Com a excepção dos momentos em que o próprio autor se põe em cena. E nesta série de que estou a falar - intitulada "Viagem a São Petersburgo" e publicada no âmbito dos Encontros de Fotografia em Coimbra, excelentemente organizados por Albano da Silva Pereira - há um momento em que Daniel aparece, apenas a cabeça sobressaindo de uma banheira coberta por uma água ocre, a nuca encostada ao frio dos azulejos e tudo acompanhado pela seguinte declaração: "Quando morrer vou ter pena de todos os sítios que não cheguei a ver." Se um dia se fizer um estudo do estatuto da inscrição subjectiva na obra de Daniel Blaufuks (este rastro de luz de um sujeito crepuscular), poderemos analisar a curiosa oscilação narcísica desta frase: será que Daniel tem pena de não ter visto certos lugares ou tem pena dos lugares que não chegam a ser vistos por ele? Aqueles que mantêm na dispersão o foco da vocação romântica (Daniel Blaufuks é seguramente o antepenúltimo dos românticos, e só não digo o último porque ele foge deliberadamente dos extremos) percebem que a exigência radical da arte prefere a segunda hipótese: só sobrevivem os lugares que eu vi, só sobrevive o que eu fotografei. O romântico poderá definir-se nestes termos: solitário sobre a terra, resto atónito de um dilúvio, o artista sente-se no limite de um desgarramento do que apenas se salva pelo facto de se concentrar naquilo que vê e sente ao ver. Embora sabendo a lição última da morte: nascemos, vivemos, morremos (estou a citar Daniel Blaufuks) e, acrescentarei eu, tudo o que vimos, tudo o que corremos para ainda ver, foi visto, será visto, continuará pelos tempos fora a ser visto - para nada.
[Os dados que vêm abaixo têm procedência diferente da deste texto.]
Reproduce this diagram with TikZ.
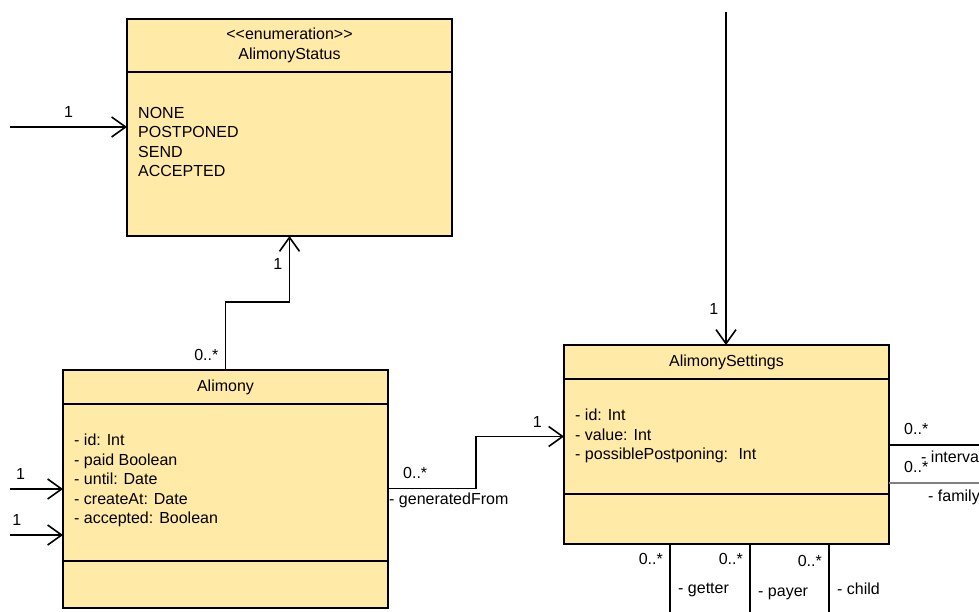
\documentclass[tikz,border=0pt]{standalone}
\usepackage{fontspec}
\setmainfont{Liberation Sans}
\usepackage{tikz}
\usetikzlibrary{shapes, arrows.meta}
\usetikzlibrary{positioning}
\definecolor{classfill}{HTML}{FFEAA7}
\tikzstyle{classhead} = [rectangle, minimum width = 325, draw = black,
  fill = classfill, line width = 1.6, inner sep = 0, outer sep = 0, align = center]
\tikzstyle{classpart} = [
  rectangle, minimum width = 325,
  draw = black, fill = classfill,
  line width = 1.6, inner sep = 0, outer sep = 0
]
\tikzstyle{attrs} = [rectangle, inner sep = 0, align = left, anchor = north west]
\tikzstyle{mult} = [rectangle, inner sep = 0]
\tikzstyle{assoc} = [line width = 1.6, -{Straight Barb[length = 14pt, width = 20pt]}]
\tikzstyle{link} = [line width = 1.6]

\begin{document}
\begin{tikzpicture}[x = 1pt, y = -1pt, font = \fontsize{16}{19.5}\selectfont]
    \useasboundingbox (0, 0) rectangle (979, 612);
    % alimony-status
    \node [classhead, minimum height = 53, anchor = north west] (status-head) at (127, 19)
    {<{}<enumeration>{}>\\AlimonyStatus};
    \node [classpart, minimum height = 164, below = 0 of status-head] (status-body) {};
    \node [attrs] (status-attrs) at ([xshift = 11, yshift = -35]status-body.north west)
    {NONE\\POSTPONED\\SEND\\ACCEPTED};
    % alimony
    \node [classhead, minimum height = 34, anchor = north west] (alimony-head) at (63, 370)
    {Alimony};
    \node [classpart, minimum height = 157, below = 0 of alimony-head] (alimony-body) {};
    \node [classpart, minimum height = 47, below = 0 of alimony-body] (alimony-tail) {};
    \node [attrs] (alimony-attrs) at ([xshift = 11, yshift = -30]alimony-body.north west)
    {- id: Int\\- paid Boolean\\- until: Date\\- createAt: Date\\- accepted: Boolean};
    % alimony-settings
    \node [classhead, minimum height = 34, anchor = north west] (settings-head) at (564, 345)
    {AlimonySettings};
    \node [classpart, minimum height = 115, below = 0 of settings-head] (settings-body) {};
    \node [classpart, minimum height = 50, below = 0 of settings-body] (settings-tail) {};
    \node [attrs] (settings-attrs) at ([xshift = 11, yshift = -30]settings-body.north west)
    {- id: Int\\- value: Int\\- possiblePostponing:~ Int};

    % free ends
    \coordinate (status-in) at (10, 127);
    \coordinate (alimony-in-a) at (10, 489);
    \coordinate (alimony-in-b) at (10, 535);
    \coordinate (settings-in) at (726, 12);
    \coordinate (interval-end) at (979, 445);
    \coordinate (family-end) at (979, 483);
    \coordinate (getter-end) at (670, 612);
    \coordinate (payer-end) at (750, 612);
    \coordinate (child-end) at (829, 612);
    \coordinate (gen-start) at ([yshift = -6]alimony-body.east);
    \coordinate (interval-start) at (interval-end -| settings-body.east);
    \coordinate (family-start) at (family-end -| settings-body.east);
    \coordinate (getter-start) at (getter-end |- settings-tail.south);
    \coordinate (payer-start) at (payer-end |- settings-tail.south);
    \coordinate (child-start) at (child-end |- settings-tail.south);

    \draw [assoc] (status-in) -- (status-in -| status-body.west)
    node [mult, above = 9pt, midway] {1};
    \draw [assoc] (alimony-head.north) -- ++(0, -68) -| (status-body.south);
    \node [mult, anchor = south east] (status-many) at ([xshift = -7, yshift = 9]alimony-head.north) {0..*};
    \node [mult, anchor = north east] (status-one) at ([xshift = -7, yshift = -22]status-body.south) {1};
    \draw [assoc] (alimony-in-a) -- (alimony-in-a -| alimony-body.west)
    node [mult, above = 9pt, pos = 0.2] {1};
    \draw [assoc] (alimony-in-b) -- (alimony-in-b -| alimony-body.west)
    node [mult, above = 9pt, pos = 0.13] {1};
    \draw [assoc] (gen-start) -- ++(88, 0) |- (settings-body.west);
    \node [mult, anchor = south west] (gen-many) at ([xshift = 15, yshift = 10]gen-start) {0..*};
    \node [mult, anchor = west] (gen-role) at ([xshift = 1, yshift = -12]gen-start) {- generatedFrom};
    \node [mult, anchor = south east] (gen-one) at ([xshift = -22, yshift = 9]settings-body.west) {1};
    \draw [assoc] (settings-in) -- (settings-in |- settings-head.north);
    \node [mult, anchor = south east] (settings-one) at ([xshift = -8, yshift = 30]settings-head.north) {1};
    % right side
    \draw [link] (interval-start) -- (interval-end);
    \draw [link, draw = gray] (family-start) -- (family-end);
    \node [mult, anchor = south west] (interval-many) at ([xshift = 15, yshift = 10]interval-start) {0..*};
    \node [mult, anchor = west] (interval-role) at ([xshift = 32, yshift = -12]interval-start) {- interva};
    \node [mult, anchor = south west] (family-many) at ([xshift = 15, yshift = 10]family-start) {0..*};
    \node [mult, anchor = west] (family-role) at ([xshift = 39, yshift = -14]family-start) {- family};
    % bottom side
    \draw [link] (getter-start) -- (getter-end);
    \draw [link] (payer-start) -- (payer-end);
    \draw [link] (child-start) -- (child-end);
    \node [mult, anchor = north east] (getter-many) at ([xshift = -7, yshift = -9]getter-start) {0..*};
    \node [mult, anchor = north east] (payer-many) at ([xshift = -7, yshift = -9]payer-start) {0..*};
    \node [mult, anchor = north east] (child-many) at ([xshift = -7, yshift = -11]child-start) {0..*};
    \node [mult, anchor = west] (getter-role) at ([xshift = 8, yshift = -46]getter-start) {- getter};
    \node [mult, anchor = west] (payer-role) at ([xshift = 8, yshift = -50]payer-start) {- payer};
    \node [mult, anchor = west] (child-role) at ([xshift = 8, yshift = -45]child-start) {- child};
  \end{tikzpicture}
\end{document}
Neste país das águas, o trabalho da fotografia corresponde a um projecto de desassoreamento - remoção de lodos, detritos e limos, para tornar a terra habitável. Mas com duas linhas de vacilação. Uma delas é que a memória do país das águas não pode ser apagada: para alguns, é para esse país que toda a memória nos remete. Como escreve Graham Swift, "esqueçam as vossas revoluções, as vossas mudanças, as vossas grandes metamorfoses da história. É melhor considerar o lento processo árduo, o interminável processo ambíguo: o processo de formação do lodo humano - e da secagem do solo. Mas, primeiro que tudo, será que é desejável que o solo fique seco? Não para aqueles que vivem da água; nem para aqueles que não têm necessidade de uma terra firme sob os pés".

Em segundo lugar, a drenagem visual é uma história interminável. Daniel Blaufuks tentou tudo - incluindo o congelamento, que obviamente o fascina. Daniel Blaufuks sonha com uma máquina antitempo e pensa que um aparelho fotográfico se pode aproximar desse sonho. David contra Golias, Daniel contra o tempo. Um dia poderá fotografar o rosto soberano dos imperadores com o instrumento frágil de um polaroide. Mas cada fotografia que vem enxugar a terra é mais um detrito que sobre ela se acumula; cada imagem que procura fixar um rosto é mais uma fenda na matéria dos corpos. Daniel filma o descongelamento: o regresso à fragilidade do humano. E depois congela - gostaria de congelar o próprio filme. Para manter a vida recorre às armas da morte. Para com elas matar a própria morte. Como escreve Ruben A., numa frase que ele cita, "a morte estava intacta no fundo do mar". Mas, entre o gelo e o lodo, a vida continua, e todas as viagens não dizem mais do que isso.